Researchers found that people were more likely to share goofy, unfiltered content or content not related to tasks through Snapchat. In addition to set viewing windows and auto-deletion of content, users can see if and when the recipient has viewed the content, and if they took a screenshot of the content. The reassurance that content will quickly disappear permanently from both the sender’s and receiver’s phones appeases a user’s typical concerns of privacy when it comes to social media.

The study also found that the relatively small network on Snapchat versus that of Facebook or Twitter influenced user communication with similar effects.

“The network is a lot smaller, and a lot closer,” said Chang. “On larger platforms, you have this large diverse group of friends. On Snapchat, it’s very few and it’s very selected. It would be your closest friends rather than a larger network of professors and other students that you met once in a class.”

The study reflects that the app is most popular between close friends or romantic interests, that is, relationships that are close enough that both parties feel comfortable sharing everyday, mundane communication.

However, many users also enjoy the larger communities created by Snapchat’s location specific features like geographic filters or the Ivy League snapstory. The geofilters allow users to overlay snaps with a design indicating their location and the Ivy League story incorporates snaps from users across universities in the Ivy League.

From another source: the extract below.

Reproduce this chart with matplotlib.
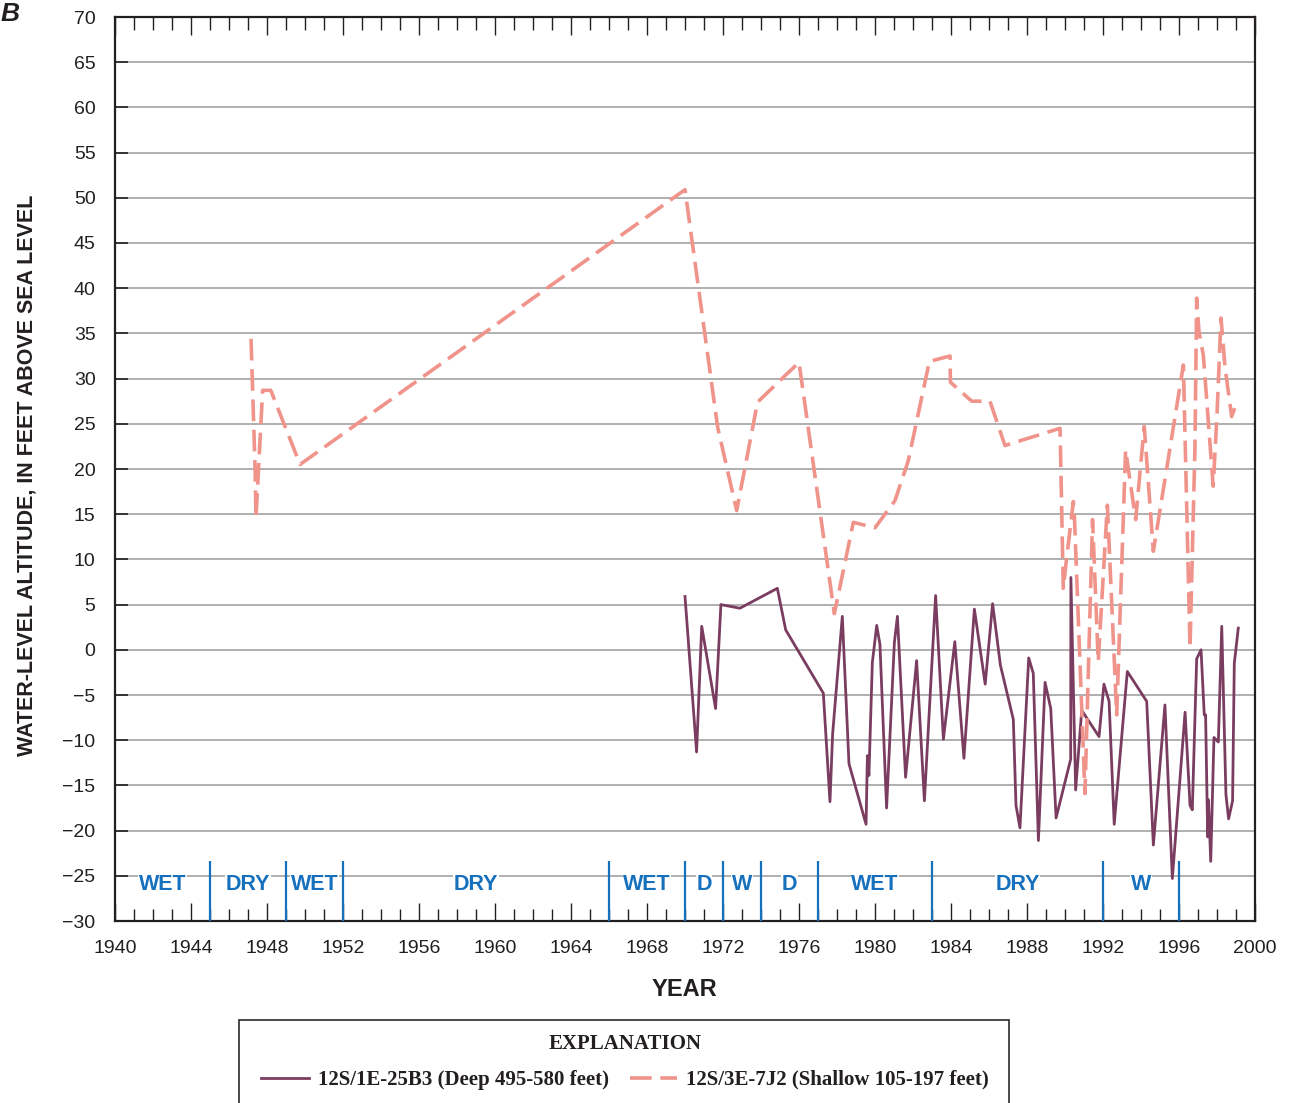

“The stories are super fun,” Paroma Chakravarty ‘16 said. “I like to compete for the Ivy League story.” While these features are favorable components of the app, users do not feel as connected to larger communities included in these features as they do to their smaller networks of friends.

In sharing content rather than simply showing it, Snapchat’s design uniquely couples clear digital ownership and close feelings of connectedness. As Bin Xu, a fourth-year PhD. candidate in the department of information science and co-author to the study puts it, this feeling of “knowing people in the moment” is fostered by Snapchat’s design as a mobile application and the ephemerality of snap content.

While taking a screenshot of a sender’s snap was considered a default “norm violation” for archiving what was meant to disappear, the study finds this practice is accepted between users who are close friends or in cases when the shared content is out of the ordinary. Chang and Xu say this exception to the temporary nature of the app’s content provokes questions as to whether users want more or less ephemerality in their social networks.

The study was published and presented at the Computer-Supported Cooperative Work and Social Computing journal proceeding conference in San Francisco from Feb. 27 to Mar. 2. Social media industry representatives also attended the conference and in response to the study, raised questions about a possible trend toward ephemerality and whether it should be integrated into larger platforms.

“It’s an interesting perspective for social media designers to think about,” said Xu. “What are the benefits and the costs to having ephemeral features?”

It is evident that other developers are taking note of the app’s unique features. Xu cited an new communication app, Telegram, as an example that takes Snapchat’s appeal into account. The app deletes transmitted messages after a certain amount of time.

While the study finds that ephemerality encourages close relationship maintenance, it does not conclude whether this feature of design would be as successful or popular integrated into other platforms. Xu said that answering this question would require “a more comprehensive comparison between Snapchat and other social media”.

Studies like this pave the way for future exploration into human-technology interaction and how technology and design influence human communication. Research into the effects of social media design provoke questions as to the implications of text versus image and video-based applications or the extent of influence of design trends like ephemerality.

By studying the intersection of social media platform design and human communication and interaction, the authors hope to promote further explorations into ephemeral features and interdisciplinary research on digital sociality.